The Corner

Among the Hypocrites

Ed Kilgore faults congressional Republicans on the debt limit:

[L]et’s just note for the record that the bicameral GOP vote on this “must-pass” legislation that any sane person would support was 28/244. Because Republicans “allowed” it to pass with mostly Democratic votes, they (and particularly their two Leaders, John Boehner and Mitch McConnell) are being toasted for their wise statesmanship, and you can almost hear strains of “Happy Days Are Here Again” as many Beltway types wonder if something similar can be engineered on an immigration bill.

Am I the only one who feels a bit squeamish about touting this Brave New World where one of our two major political parties solves its “collective action problem” via such rank duplicity?

He then links to a New York Times article by Carl Hulse about the Republican “vote no, hope yes” contingent.

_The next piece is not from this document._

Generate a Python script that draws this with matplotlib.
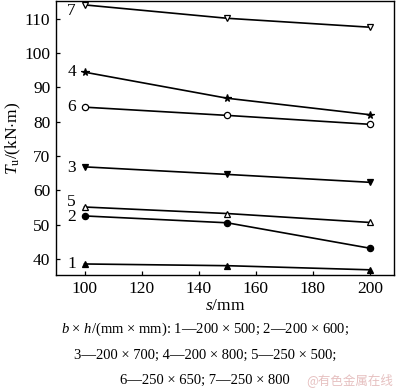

It’s one thing to fault the Republicans for a lack of consistency, courage, or candor; it’s another to do so without acknowledging that this is standard opposition-party behavior. Look at the graph illustrating this post at the Daily Kos. The post is criticizing Republicans, of course, but the graph suggests that the highest vote total bills to raise the debt ceiling ever got from House Democrats during the Bush presidency was 3. House Democrats either voted against increasing the debt limit or engineered a process where it would increase without their formal support. And of course Senators Obama and Biden also voted against such increases. This doesn’t, of course, mean that Kilgore is wrong on the merits — it just means that for consistency’s sake he ought to attack his own party as insane, duplicitous, etc. And it means that there is a much longer track record of congressmen’s refusing to vote for something they hope will pass than Hulse suggests.